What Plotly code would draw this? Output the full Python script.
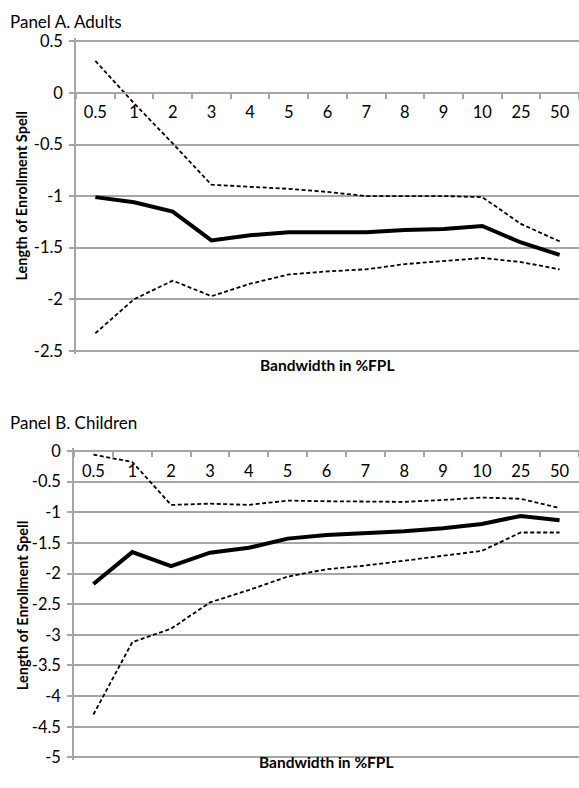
import plotly.graph_objects as go

categories = ["0.5", "1", "2", "3", "4", "5", "6", "7", "8", "9", "10", "25", "50"]

adults_est = [-1.01, -1.06, -1.15, -1.43, -1.38, -1.35, -1.35, -1.35, -1.33, -1.32, -1.29, -1.45, -1.57]
adults_upper = [0.31, -0.10, -0.49, -0.89, -0.91, -0.93, -0.96, -1.00, -1.00, -1.00, -1.01, -1.27, -1.44]
adults_lower = [-2.33, -2.00, -1.82, -1.97, -1.85, -1.76, -1.73, -1.71, -1.66, -1.63, -1.60, -1.64, -1.71]

children_est = [-2.17, -1.65, -1.88, -1.66, -1.58, -1.43, -1.37, -1.34, -1.31, -1.26, -1.19, -1.06, -1.13]
children_upper = [-0.06, -0.18, -0.88, -0.86, -0.88, -0.81, -0.82, -0.83, -0.83, -0.80, -0.76, -0.78, -0.93]
children_lower = [-4.30, -3.12, -2.90, -2.47, -2.27, -2.05, -1.93, -1.87, -1.79, -1.71, -1.63, -1.33, -1.33]

a_tickvals = [0.5, 0, -0.5, -1, -1.5, -2, -2.5]
a_ticktext = ["0.5", "0", "-0.5", "-1", "-1.5", "-2", "-2.5"]
b_tickvals = [0, -0.5, -1, -1.5, -2, -2.5, -3, -3.5, -4, -4.5, -5]
b_ticktext = ["0", "-0.5", "-1", "-1.5", "-2", "-2.5", "-3", "-3.5", "-4", "-4.5", "-5"]

W, H = 579, 788
FONT = "Lato"
GRID = "#a6a6a6"

fig = go.Figure()

def add_panel(est, up, lo, xa, ya):
    for vals, width, dash in ((up, 1.8, "4px,2.5px"), (lo, 1.8, "4px,2.5px"), (est, 4, "solid")):
        fig.add_trace(go.Scatter(x=categories, y=vals, mode="lines", xaxis=xa, yaxis=ya,
                                 line=dict(color="black", width=width, dash=dash),
                                 showlegend=False, hoverinfo="skip"))

add_panel(adults_est, adults_upper, adults_lower, "x", "y")
add_panel(children_est, children_upper, children_lower, "x2", "y2")

# pixel geometry
a_left, a_top, a_bot = 76, 35, 350
b_left, b_top, b_bot = 74, 452, 764
eps = 3.0  # px of padding so edge gridlines are drawn

def py(p):
    return 1 - p / H

xcommon = dict(type="category", showgrid=False, showline=True, linecolor=GRID, linewidth=1.5,
               ticks="outside", ticklen=5, tickcolor=GRID, tickwidth=1.5, tickson="boundaries",
               tickfont=dict(family=FONT, size=16.5, color="black"), zeroline=False,
               range=[-0.5, 12.5], ticklabelstandoff=5)
ycommon = dict(showgrid=True, gridcolor=GRID, gridwidth=1.5, zeroline=False, showline=True,
               linecolor=GRID, linewidth=1.5, ticks="outside", ticklen=5, tickcolor=GRID,
               tickwidth=1.5, tickfont=dict(family=FONT, size=16.5, color="black"),
               ticklabelstandoff=3)

a_zero = a_top + (a_bot - a_top) * (0.5 / 3.0)
a_pad = eps * 3.0 / (a_bot - a_top)
b_pad = eps * 5.0 / (b_bot - b_top)
fig.update_layout(
    width=W, height=H, margin=dict(l=0, r=0, t=0, b=0),
    paper_bgcolor="white", plot_bgcolor="white",
    xaxis=dict(domain=[a_left / W, 1], anchor="free", position=py(a_zero), **xcommon),
    yaxis=dict(domain=[py(a_bot + eps), py(a_top - eps)], anchor="x",
               range=[-2.5 - a_pad, 0.5 + a_pad],
               tickvals=a_tickvals, ticktext=a_ticktext, **ycommon),
    xaxis2=dict(domain=[b_left / W, 1], anchor="free", position=py(b_top), **xcommon),
    yaxis2=dict(domain=[py(b_bot + eps), py(b_top - eps)], anchor="x2",
                range=[-5 - b_pad, 0 + b_pad],
                tickvals=b_tickvals, ticktext=b_ticktext, **ycommon),
)

ann = [
    dict(text="Panel A. Adults", x=8 / W, y=py(15), xanchor="left", yanchor="middle",
         font=dict(family=FONT, size=17, color="black")),
    dict(text="Panel B. Children", x=8 / W, y=py(423), xanchor="left", yanchor="middle",
         font=dict(family=FONT, size=17, color="black")),
    dict(text="<b>Bandwidth in %FPL</b>", x=(a_left + W) / 2 / W, y=py(364), xanchor="center",
         yanchor="middle", font=dict(family=FONT, size=15.5, color="black")),
    dict(text="<b>Bandwidth in %FPL</b>", x=(b_left + W) / 2 / W, y=py(769), xanchor="center",
         yanchor="middle", font=dict(family=FONT, size=15.5, color="black")),
    dict(text="<b>Length of Enrollment Spell</b>", x=22 / W, y=py(193), textangle=-90,
         xanchor="center", yanchor="middle", font=dict(family=FONT, size=14.5, color="black")),
    dict(text="<b>Length of Enrollment Spell</b>", x=22 / W, y=py(610), textangle=-90,
         xanchor="center", yanchor="middle", font=dict(family=FONT, size=14.5, color="black")),
]
for a in ann:
    a.update(xref="paper", yref="paper", showarrow=False)
fig.update_layout(annotations=ann)

fig.write_html("out.html")
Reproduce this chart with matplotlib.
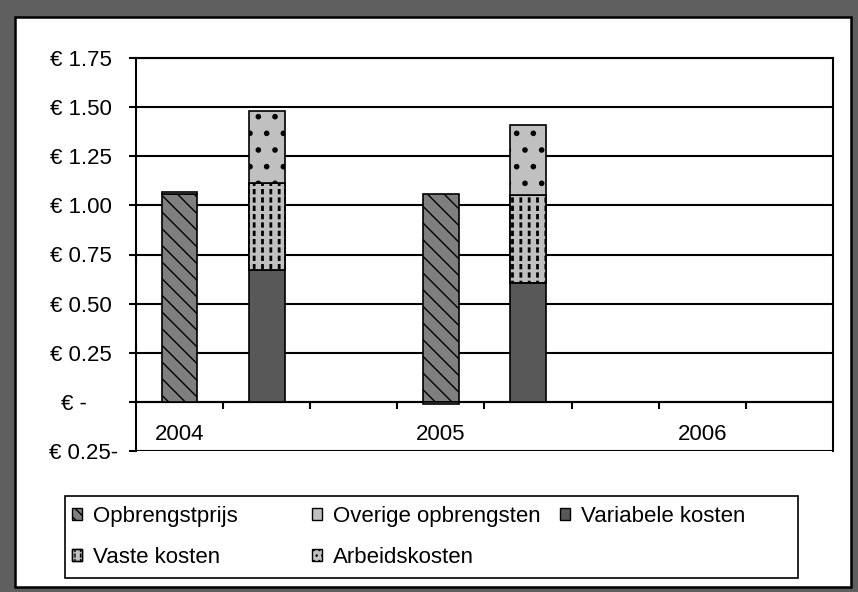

- - -

» **Task requirements**
Every record must be copied exactly, with images dropped from the result.

» **Final result**
What Plotly code would draw this? Output the full Python script.
import plotly.graph_objects as go

categories = ["0.5", "1", "2", "3", "4", "5", "6", "7", "8", "9", "10", "25", "50"]

adults_est = [-1.01, -1.06, -1.15, -1.43, -1.38, -1.35, -1.35, -1.35, -1.33, -1.32, -1.29, -1.45, -1.57]
adults_upper = [0.31, -0.10, -0.49, -0.89, -0.91, -0.93, -0.96, -1.00, -1.00, -1.00, -1.01, -1.27, -1.44]
adults_lower = [-2.33, -2.00, -1.82, -1.97, -1.85, -1.76, -1.73, -1.71, -1.66, -1.63, -1.60, -1.64, -1.71]

children_est = [-2.17, -1.65, -1.88, -1.66, -1.58, -1.43, -1.37, -1.34, -1.31, -1.26, -1.19, -1.06, -1.13]
children_upper = [-0.06, -0.18, -0.88, -0.86, -0.88, -0.81, -0.82, -0.83, -0.83, -0.80, -0.76, -0.78, -0.93]
children_lower = [-4.30, -3.12, -2.90, -2.47, -2.27, -2.05, -1.93, -1.87, -1.79, -1.71, -1.63, -1.33, -1.33]

a_tickvals = [0.5, 0, -0.5, -1, -1.5, -2, -2.5]
a_ticktext = ["0.5", "0", "-0.5", "-1", "-1.5", "-2", "-2.5"]
b_tickvals = [0, -0.5, -1, -1.5, -2, -2.5, -3, -3.5, -4, -4.5, -5]
b_ticktext = ["0", "-0.5", "-1", "-1.5", "-2", "-2.5", "-3", "-3.5", "-4", "-4.5", "-5"]

W, H = 579, 788
FONT = "Lato"
GRID = "#a6a6a6"

fig = go.Figure()

def add_panel(est, up, lo, xa, ya):
    for vals, width, dash in ((up, 1.8, "4px,2.5px"), (lo, 1.8, "4px,2.5px"), (est, 4, "solid")):
        fig.add_trace(go.Scatter(x=categories, y=vals, mode="lines", xaxis=xa, yaxis=ya,
                                 line=dict(color="black", width=width, dash=dash),
                                 showlegend=False, hoverinfo="skip"))

add_panel(adults_est, adults_upper, adults_lower, "x", "y")
add_panel(children_est, children_upper, children_lower, "x2", "y2")

# pixel geometry
a_left, a_top, a_bot = 76, 35, 350
b_left, b_top, b_bot = 74, 452, 764
eps = 3.0  # px of padding so edge gridlines are drawn

def py(p):
    return 1 - p / H

xcommon = dict(type="category", showgrid=False, showline=True, linecolor=GRID, linewidth=1.5,
               ticks="outside", ticklen=5, tickcolor=GRID, tickwidth=1.5, tickson="boundaries",
               tickfont=dict(family=FONT, size=16.5, color="black"), zeroline=False,
               range=[-0.5, 12.5], ticklabelstandoff=5)
ycommon = dict(showgrid=True, gridcolor=GRID, gridwidth=1.5, zeroline=False, showline=True,
               linecolor=GRID, linewidth=1.5, ticks="outside", ticklen=5, tickcolor=GRID,
               tickwidth=1.5, tickfont=dict(family=FONT, size=16.5, color="black"),
               ticklabelstandoff=3)

a_zero = a_top + (a_bot - a_top) * (0.5 / 3.0)
a_pad = eps * 3.0 / (a_bot - a_top)
b_pad = eps * 5.0 / (b_bot - b_top)
fig.update_layout(
    width=W, height=H, margin=dict(l=0, r=0, t=0, b=0),
    paper_bgcolor="white", plot_bgcolor="white",
    xaxis=dict(domain=[a_left / W, 1], anchor="free", position=py(a_zero), **xcommon),
    yaxis=dict(domain=[py(a_bot + eps), py(a_top - eps)], anchor="x",
               range=[-2.5 - a_pad, 0.5 + a_pad],
               tickvals=a_tickvals, ticktext=a_ticktext, **ycommon),
    xaxis2=dict(domain=[b_left / W, 1], anchor="free", position=py(b_top), **xcommon),
    yaxis2=dict(domain=[py(b_bot + eps), py(b_top - eps)], anchor="x2",
                range=[-5 - b_pad, 0 + b_pad],
                tickvals=b_tickvals, ticktext=b_ticktext, **ycommon),
)

ann = [
    dict(text="Panel A. Adults", x=8 / W, y=py(15), xanchor="left", yanchor="middle",
         font=dict(family=FONT, size=17, color="black")),
    dict(text="Panel B. Children", x=8 / W, y=py(423), xanchor="left", yanchor="middle",
         font=dict(family=FONT, size=17, color="black")),
    dict(text="<b>Bandwidth in %FPL</b>", x=(a_left + W) / 2 / W, y=py(364), xanchor="center",
         yanchor="middle", font=dict(family=FONT, size=15.5, color="black")),
    dict(text="<b>Bandwidth in %FPL</b>", x=(b_left + W) / 2 / W, y=py(769), xanchor="center",
         yanchor="middle", font=dict(family=FONT, size=15.5, color="black")),
    dict(text="<b>Length of Enrollment Spell</b>", x=22 / W, y=py(193), textangle=-90,
         xanchor="center", yanchor="middle", font=dict(family=FONT, size=14.5, color="black")),
    dict(text="<b>Length of Enrollment Spell</b>", x=22 / W, y=py(610), textangle=-90,
         xanchor="center", yanchor="middle", font=dict(family=FONT, size=14.5, color="black")),
]
for a in ann:
    a.update(xref="paper", yref="paper", showarrow=False)
fig.update_layout(annotations=ann)

fig.write_html("out.html")
Reproduce this chart with matplotlib.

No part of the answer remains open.